The Shelby Farms Greenline drew large crowds even before its formal opening earlier this year. The greenline's crossing at Highland Avenue has become a busy one. The success of the pedestrian and bicycle pathway has spawned efforts to build more connections to link to other trails, paths and greenways – some developed, others just plans. (Photo: Lance Murphey)
The recent openings of the Wolf River Greenway’s first mile and Shelby Farms Park’s pedestrian/bicycle bridge were reminders of an emerging off-road trail network that is still under development.
With crowds flocking to the Shelby Farms Greenline even before its formal opening earlier this fall, those assembling the land and money for these paths are anxious to keep the city’s attention.
They want to create connections that will allow Memphians to go farther and connect with multiple neighborhoods – and they are now looking for the routes that will bridge numerous gaps.
Among the bikers, paddlers, walkers and runners at the Wolf River Bridge opening was Charles McVean, an avid bicyclist and developer of an electric hybrid bicycle who pinpointed one of the green print’s gaps.
“Now the challenge is to connect this park to Overton Park,” he said.
McVean is pushing to get the five lanes of auto traffic on Broad down to two lanes with the rest for bicycles, making it an entrance into Overton Park.
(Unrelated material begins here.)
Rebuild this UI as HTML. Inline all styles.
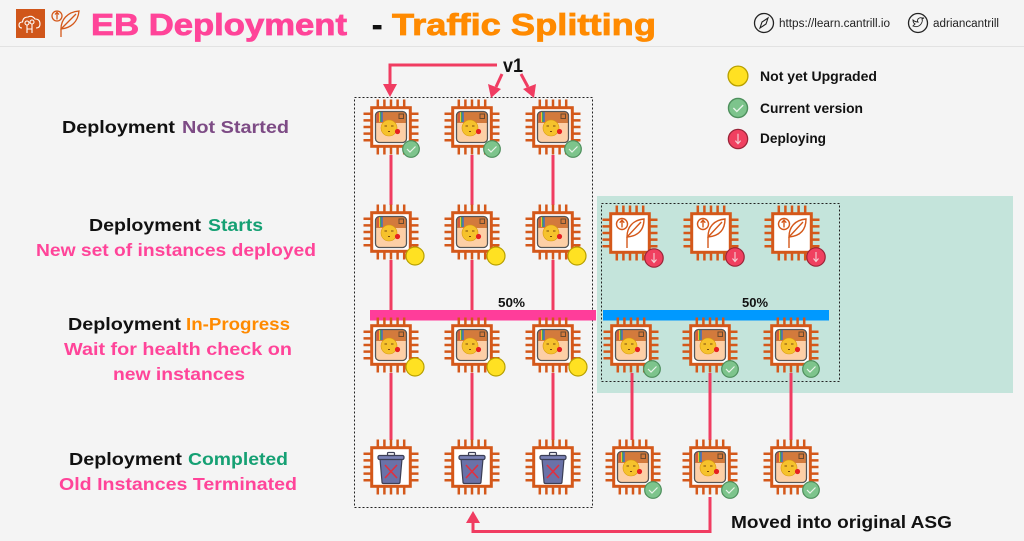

He also wants to see bicycle lanes in the 40-foot wide median strip along North Parkway between East Parkway and Front Street.
“I think that’s a natural to put the bikes where the horses used to go,” McVean said referring to North Parkway’s origins as a horseracing venue before parimutuel betting was outlawed after the turn of the 20th century. “The enemies of bicycling are automobiles, hills, winds and altitude. But if we control the automobiles, our flat temperate zone, low wind, is an ideal place for bicycling.”
McVean’s ambitious plans for regional connectivity include a seldom-used pedestrian right-of-way route across the Mississippi River via the Harrahan Bridge to West Memphis and then developing trails along a levee to the St. Francis National Forest at Helena.
“Then you’ve made the great leap to make Memphis not only a national but an international bicycling tourist destination,” he said.
Alex Garvin, a consultant to the Shelby Farms Park Conservancy, also made a bold prediction when he compared the new access into Shelby Farms to the planning for New York City’s Central Park.
Garvin helped the conservancy select field operations of New York as the park’s master planner. He called the paths and trails a precursor to a denser Memphis, which boasts a park many times larger than Central Park.
“You are not going to do this overnight,” Garvin said. “But what I can promise you is that you will bring together people who will find ways to work together. That’s one of the secrets to having a livable community.”
While the Wolf River Greenway, Shelby Farms Greenline and Shelby Farms trail system will eventually be connected, they will retain their differences, Wolf River Conservancy board chairman Hugh Fraser pointed out.
The development of each trail network has been distinct. In the case of the Wolf River Greenway, for example, gathering the parcels of land for public use has taken time and won’t be completed for years.
The greenway is part of the conservancy’s larger goal to preserve wetlands and let citizens reconnect with the Wolf River. Like all green efforts in Memphis, it has been a complex – but worthwhile – mission.
“In comparison to the greenline, which was an already existing path and bed – we don’t have that infrastructure here in a flood plain,” Fraser said. “First off, it’s a flood plain so occasionally it gets quite wet. … So the routing tends to be the best routing possible that takes into consideration the topography of the land, the flow of the river, potential floods. There’s a lot of work that goes into it.”